Still, there are many databases with different aspects of data/knowledge that are not integrated, due to above best-of-breed approach and lacking pre-existing platforms in many businesses.
The Crystal Ball
And all this doesn’t even take into account the physical world. Talk about retail stores and people! This fragmentation harms the customer experience.
Again, neither the retail store nor human customer service will vanish!
But in reality, there is no real omni-channel experience delivered, with the possible exception of a few technologically very advanced brands.
Nor needs to be!
Companies need to prioritise. Looking at current technical trends only few channels are really important. For one the human touch. Mobile; already now a third of all web access happens via mobile devices. Conversational interfaces are increasingly becoming important, too.
According to Esteban Kolsky, customer service will look totally different from what it is now in ten years’ time. He is a firm believer in automation. So am I.
We are facing self-service and communities as the main channels for customer service and even pre-purchase decision making. There are estimations that 90 per cent or more of customer service interactions can be automated. And I really wouldn’t disagree. What is the first thing we do when confronted with an issue? We use Google to research a resolution.

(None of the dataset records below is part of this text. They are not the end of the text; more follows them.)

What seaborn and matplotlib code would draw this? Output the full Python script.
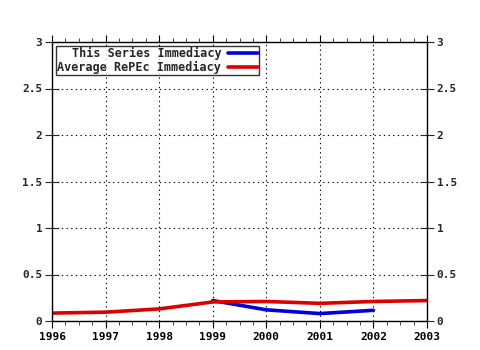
import matplotlib
matplotlib.use("Agg")
import matplotlib.pyplot as plt
import seaborn as sns
import pandas as pd
from matplotlib.ticker import MultipleLocator

years_series = [1999, 2000, 2001, 2002]
series_imm = [0.22, 0.12, 0.08, 0.115]
years_avg = [1996, 1997, 1998, 1999, 2000, 2001, 2002, 2003]
avg_imm = [0.085, 0.095, 0.13, 0.205, 0.21, 0.19, 0.21, 0.22]
label_series = "This Series Immediacy"
label_avg = "Average RePEc Immediacy"

sns.set_style("white")
plt.rcParams['font.family'] = ['DejaVu Sans Mono']
plt.rcParams['font.weight'] = 'bold'

fig = plt.figure(figsize=(4.8, 3.5), dpi=100)
ax = fig.add_axes([52/480, 1-321/350, (427-52)/480, (321-42)/350])

df1 = pd.DataFrame({"year": years_series, "val": series_imm})
df2 = pd.DataFrame({"year": years_avg, "val": avg_imm})
sns.lineplot(data=df1, x="year", y="val", ax=ax, color="#0000dd", lw=2.6, label=label_series)
sns.lineplot(data=df2, x="year", y="val", ax=ax, color="#dd0000", lw=2.6, label=label_avg)

ax.set_xlim(1996, 2003)
ax.set_ylim(0, 3)
ax.set_xlabel("")
ax.set_ylabel("")
ax.xaxis.set_minor_locator(MultipleLocator(0.25))
ax.set_yticks([0, 0.5, 1, 1.5, 2, 2.5, 3])
ax.set_yticklabels(["0", "0.5", "1", "1.5", "2", "2.5", "3"])
ax.set_xticks(range(1996, 2004))
ax.set_xticklabels([str(y) for y in range(1996, 2004)])
ax.grid(True, which='major', color='black', linestyle=(0, (1.2, 3)), lw=0.8)
for s in ax.spines.values():
    s.set_color('black')
    s.set_linewidth(1)
ax.tick_params(axis='x', which='major', direction='out', length=5, top=True, bottom=True,
               labelsize=8, pad=3, colors='black')
ax.tick_params(axis='x', which='minor', direction='out', length=3, top=True, bottom=True)
ax.tick_params(axis='y', which='major', direction='inout', length=10, left=True, right=True,
               labelleft=True, labelright=True, labelsize=8, pad=2)
for lab in ax.get_xticklabels() + ax.get_yticklabels():
    lab.set_fontweight('bold')

leg = ax.legend(loc='upper left', bbox_to_anchor=(0.005, 0.995), markerfirst=False,
                frameon=True, fancybox=False, edgecolor='black', fontsize=8.5,
                handlelength=2.5, borderpad=0.1, labelspacing=0.05, handletextpad=0.6,
                borderaxespad=0.2, alignment='right')
leg.get_frame().set_linewidth(1)
for t in leg.get_texts():
    t.set_ha('right')
    t.set_fontweight('bold')
leg._legend_box.align = "right"

fig.savefig("out.png", dpi=100, facecolor='white')
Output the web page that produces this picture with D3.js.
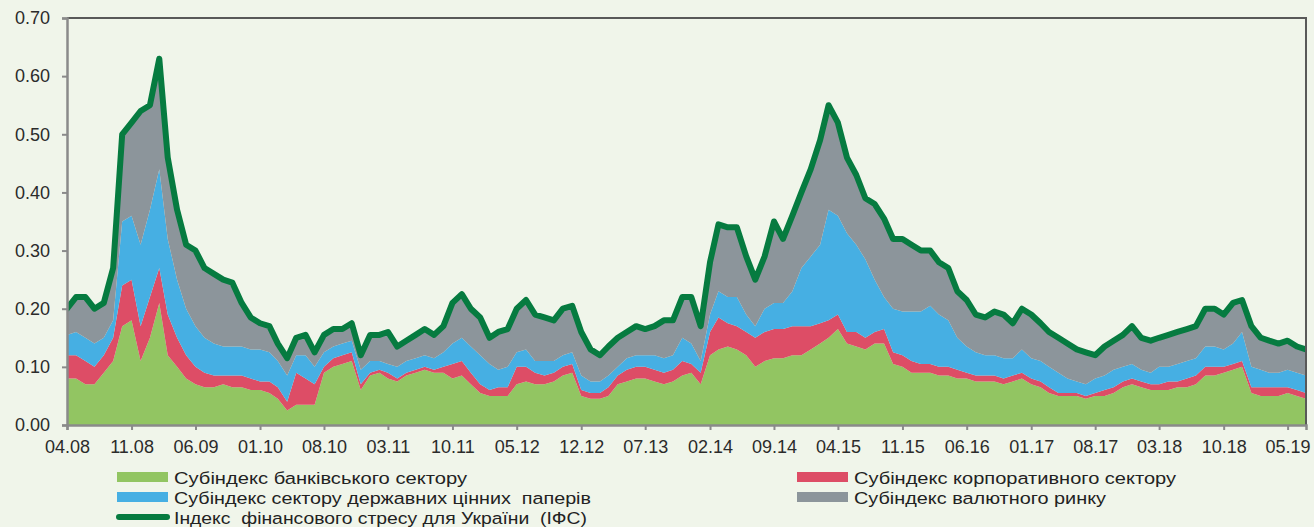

Information that we receive online from companies pre-purchase (and in service scenarios, too) will increasingly be delivered by explorative algorithms (AI’s).
So, where are we bound to?
1. Businesses will develop a strong focus on mobile delivery of digital content, be it for marketing or service; this very well also means via voice (bots), and via humans. On the longer run automated voice and interaction via other devices than the smartphone will gain increased importance. Alexa, Google Assistant, Siri, and VR/AR are giving us some direction here.
2. We will see customers triage between branded apps that they will use for preferred businesses, ‘aggregator’ apps for needs based access (e.g., ‘I want to order food, but do not know what’, …), and finally messaging apps with their embedded company channels/bots. The latter two categories might merge. Neither category, app or messaging, will vanish; however, there will be a consolidation, as customers will not want to deal with dozens of apps on their mobile devices. This was one of the ideas behind Epikonic — maybe we just have been too early …
3. With the rise of messaging apps and newer protocols, especially WebRTC, the importance of telephony as a separate network/technology will fade away. Telephony, especially with businesses, will merge into the data/app stream, mainly helping both parties; with an advantage for the business, though.
4. Seamless interoperation of self-service or community service with human service, due to improved automation and ‘intelligent’ software; human intervention will become the exception, and if it comes to human intervention, there will increasingly be more relevant information available to be used by the agent.
This will not happen in the next few days, but it will. Watch the trends.